• **YOUR OBJECTIVE**
Leave out the pictures and transcribe everything else exactly.

• **DATA PROVIDED**

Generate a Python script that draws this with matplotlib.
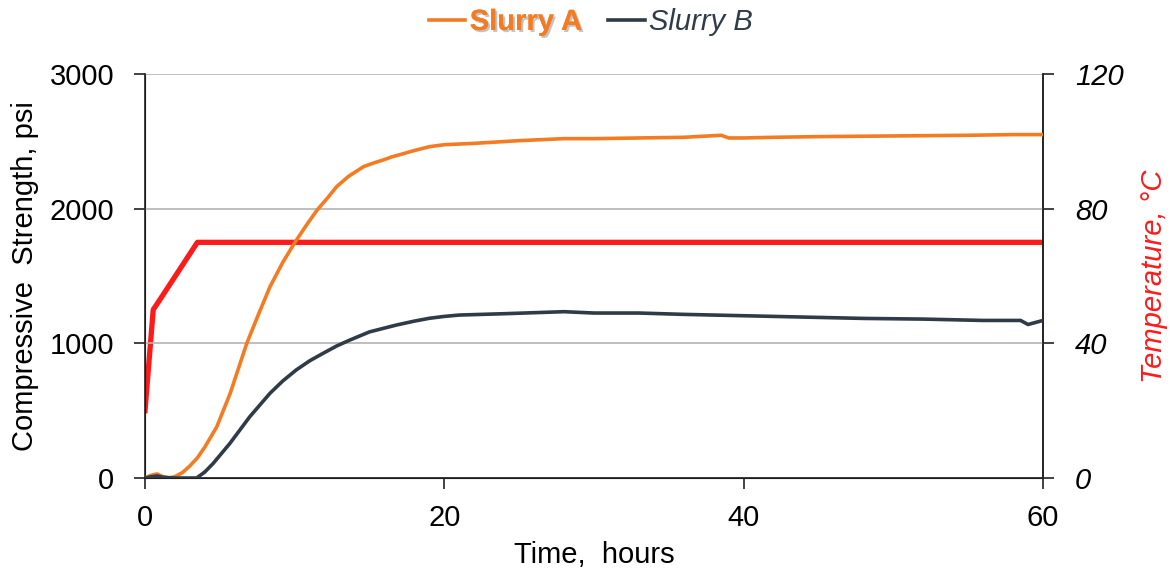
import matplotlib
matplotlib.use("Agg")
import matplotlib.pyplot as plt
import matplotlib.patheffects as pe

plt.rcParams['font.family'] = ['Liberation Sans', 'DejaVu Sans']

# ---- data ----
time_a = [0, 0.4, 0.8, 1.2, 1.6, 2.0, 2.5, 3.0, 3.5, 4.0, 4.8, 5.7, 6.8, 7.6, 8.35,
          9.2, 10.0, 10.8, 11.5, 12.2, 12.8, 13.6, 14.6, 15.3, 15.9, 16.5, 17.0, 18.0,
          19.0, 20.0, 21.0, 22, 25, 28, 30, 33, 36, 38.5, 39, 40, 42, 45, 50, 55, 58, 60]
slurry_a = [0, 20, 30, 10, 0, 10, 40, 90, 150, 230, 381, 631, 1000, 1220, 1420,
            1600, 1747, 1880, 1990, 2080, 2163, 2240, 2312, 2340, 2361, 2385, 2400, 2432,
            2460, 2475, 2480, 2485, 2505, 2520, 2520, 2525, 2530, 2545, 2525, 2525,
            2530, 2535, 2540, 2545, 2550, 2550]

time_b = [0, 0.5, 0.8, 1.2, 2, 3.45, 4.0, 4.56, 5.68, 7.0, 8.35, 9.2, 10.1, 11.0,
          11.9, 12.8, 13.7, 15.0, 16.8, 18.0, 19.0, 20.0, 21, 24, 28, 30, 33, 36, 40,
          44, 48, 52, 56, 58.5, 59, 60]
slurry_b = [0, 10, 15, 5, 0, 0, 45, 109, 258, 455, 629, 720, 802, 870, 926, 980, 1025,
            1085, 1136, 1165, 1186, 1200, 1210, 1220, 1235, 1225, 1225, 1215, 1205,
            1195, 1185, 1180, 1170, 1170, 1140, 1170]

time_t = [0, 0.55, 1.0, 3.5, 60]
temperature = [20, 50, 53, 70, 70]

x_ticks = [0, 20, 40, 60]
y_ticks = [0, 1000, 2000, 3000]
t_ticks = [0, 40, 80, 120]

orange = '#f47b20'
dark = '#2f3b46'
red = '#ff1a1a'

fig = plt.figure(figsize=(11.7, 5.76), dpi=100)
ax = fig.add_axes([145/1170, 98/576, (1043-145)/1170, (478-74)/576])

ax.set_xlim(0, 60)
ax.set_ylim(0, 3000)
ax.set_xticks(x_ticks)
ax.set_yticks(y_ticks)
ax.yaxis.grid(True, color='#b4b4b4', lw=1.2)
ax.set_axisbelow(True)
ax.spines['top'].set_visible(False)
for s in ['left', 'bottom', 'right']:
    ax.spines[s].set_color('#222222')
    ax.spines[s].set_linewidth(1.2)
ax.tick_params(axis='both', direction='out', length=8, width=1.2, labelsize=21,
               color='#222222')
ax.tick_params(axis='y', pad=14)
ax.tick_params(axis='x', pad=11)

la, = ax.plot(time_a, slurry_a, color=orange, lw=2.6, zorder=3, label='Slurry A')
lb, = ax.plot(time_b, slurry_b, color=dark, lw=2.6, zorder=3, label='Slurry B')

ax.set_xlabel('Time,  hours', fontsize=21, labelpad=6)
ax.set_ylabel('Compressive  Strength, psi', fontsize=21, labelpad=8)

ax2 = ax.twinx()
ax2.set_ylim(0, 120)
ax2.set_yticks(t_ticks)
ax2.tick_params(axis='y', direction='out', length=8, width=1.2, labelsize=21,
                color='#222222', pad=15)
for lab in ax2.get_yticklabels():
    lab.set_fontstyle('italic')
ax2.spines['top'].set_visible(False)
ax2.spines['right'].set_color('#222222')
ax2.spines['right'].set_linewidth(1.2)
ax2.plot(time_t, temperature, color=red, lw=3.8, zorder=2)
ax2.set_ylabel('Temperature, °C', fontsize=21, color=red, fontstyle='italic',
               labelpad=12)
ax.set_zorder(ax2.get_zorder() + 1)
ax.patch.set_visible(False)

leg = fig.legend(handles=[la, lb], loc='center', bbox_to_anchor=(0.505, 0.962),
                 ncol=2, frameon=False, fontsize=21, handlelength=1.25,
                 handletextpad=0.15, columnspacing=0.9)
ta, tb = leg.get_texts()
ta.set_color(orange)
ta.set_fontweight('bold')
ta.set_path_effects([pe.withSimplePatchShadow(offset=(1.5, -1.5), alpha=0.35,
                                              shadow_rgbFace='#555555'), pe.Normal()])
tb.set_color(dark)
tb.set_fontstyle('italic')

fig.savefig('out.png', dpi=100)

• **RESULT**
Generate a Python script that draws this with matplotlib.
import matplotlib
matplotlib.use("Agg")
import matplotlib.pyplot as plt
import matplotlib.patheffects as pe

plt.rcParams['font.family'] = ['Liberation Sans', 'DejaVu Sans']

# ---- data ----
time_a = [0, 0.4, 0.8, 1.2, 1.6, 2.0, 2.5, 3.0, 3.5, 4.0, 4.8, 5.7, 6.8, 7.6, 8.35,
          9.2, 10.0, 10.8, 11.5, 12.2, 12.8, 13.6, 14.6, 15.3, 15.9, 16.5, 17.0, 18.0,
          19.0, 20.0, 21.0, 22, 25, 28, 30, 33, 36, 38.5, 39, 40, 42, 45, 50, 55, 58, 60]
slurry_a = [0, 20, 30, 10, 0, 10, 40, 90, 150, 230, 381, 631, 1000, 1220, 1420,
            1600, 1747, 1880, 1990, 2080, 2163, 2240, 2312, 2340, 2361, 2385, 2400, 2432,
            2460, 2475, 2480, 2485, 2505, 2520, 2520, 2525, 2530, 2545, 2525, 2525,
            2530, 2535, 2540, 2545, 2550, 2550]

time_b = [0, 0.5, 0.8, 1.2, 2, 3.45, 4.0, 4.56, 5.68, 7.0, 8.35, 9.2, 10.1, 11.0,
          11.9, 12.8, 13.7, 15.0, 16.8, 18.0, 19.0, 20.0, 21, 24, 28, 30, 33, 36, 40,
          44, 48, 52, 56, 58.5, 59, 60]
slurry_b = [0, 10, 15, 5, 0, 0, 45, 109, 258, 455, 629, 720, 802, 870, 926, 980, 1025,
            1085, 1136, 1165, 1186, 1200, 1210, 1220, 1235, 1225, 1225, 1215, 1205,
            1195, 1185, 1180, 1170, 1170, 1140, 1170]

time_t = [0, 0.55, 1.0, 3.5, 60]
temperature = [20, 50, 53, 70, 70]

x_ticks = [0, 20, 40, 60]
y_ticks = [0, 1000, 2000, 3000]
t_ticks = [0, 40, 80, 120]

orange = '#f47b20'
dark = '#2f3b46'
red = '#ff1a1a'

fig = plt.figure(figsize=(11.7, 5.76), dpi=100)
ax = fig.add_axes([145/1170, 98/576, (1043-145)/1170, (478-74)/576])

ax.set_xlim(0, 60)
ax.set_ylim(0, 3000)
ax.set_xticks(x_ticks)
ax.set_yticks(y_ticks)
ax.yaxis.grid(True, color='#b4b4b4', lw=1.2)
ax.set_axisbelow(True)
ax.spines['top'].set_visible(False)
for s in ['left', 'bottom', 'right']:
    ax.spines[s].set_color('#222222')
    ax.spines[s].set_linewidth(1.2)
ax.tick_params(axis='both', direction='out', length=8, width=1.2, labelsize=21,
               color='#222222')
ax.tick_params(axis='y', pad=14)
ax.tick_params(axis='x', pad=11)

la, = ax.plot(time_a, slurry_a, color=orange, lw=2.6, zorder=3, label='Slurry A')
lb, = ax.plot(time_b, slurry_b, color=dark, lw=2.6, zorder=3, label='Slurry B')

ax.set_xlabel('Time,  hours', fontsize=21, labelpad=6)
ax.set_ylabel('Compressive  Strength, psi', fontsize=21, labelpad=8)

ax2 = ax.twinx()
ax2.set_ylim(0, 120)
ax2.set_yticks(t_ticks)
ax2.tick_params(axis='y', direction='out', length=8, width=1.2, labelsize=21,
                color='#222222', pad=15)
for lab in ax2.get_yticklabels():
    lab.set_fontstyle('italic')
ax2.spines['top'].set_visible(False)
ax2.spines['right'].set_color('#222222')
ax2.spines['right'].set_linewidth(1.2)
ax2.plot(time_t, temperature, color=red, lw=3.8, zorder=2)
ax2.set_ylabel('Temperature, °C', fontsize=21, color=red, fontstyle='italic',
               labelpad=12)
ax.set_zorder(ax2.get_zorder() + 1)
ax.patch.set_visible(False)

leg = fig.legend(handles=[la, lb], loc='center', bbox_to_anchor=(0.505, 0.962),
                 ncol=2, frameon=False, fontsize=21, handlelength=1.25,
                 handletextpad=0.15, columnspacing=0.9)
ta, tb = leg.get_texts()
ta.set_color(orange)
ta.set_fontweight('bold')
ta.set_path_effects([pe.withSimplePatchShadow(offset=(1.5, -1.5), alpha=0.35,
                                              shadow_rgbFace='#555555'), pe.Normal()])
tb.set_color(dark)
tb.set_fontstyle('italic')

fig.savefig('out.png', dpi=100)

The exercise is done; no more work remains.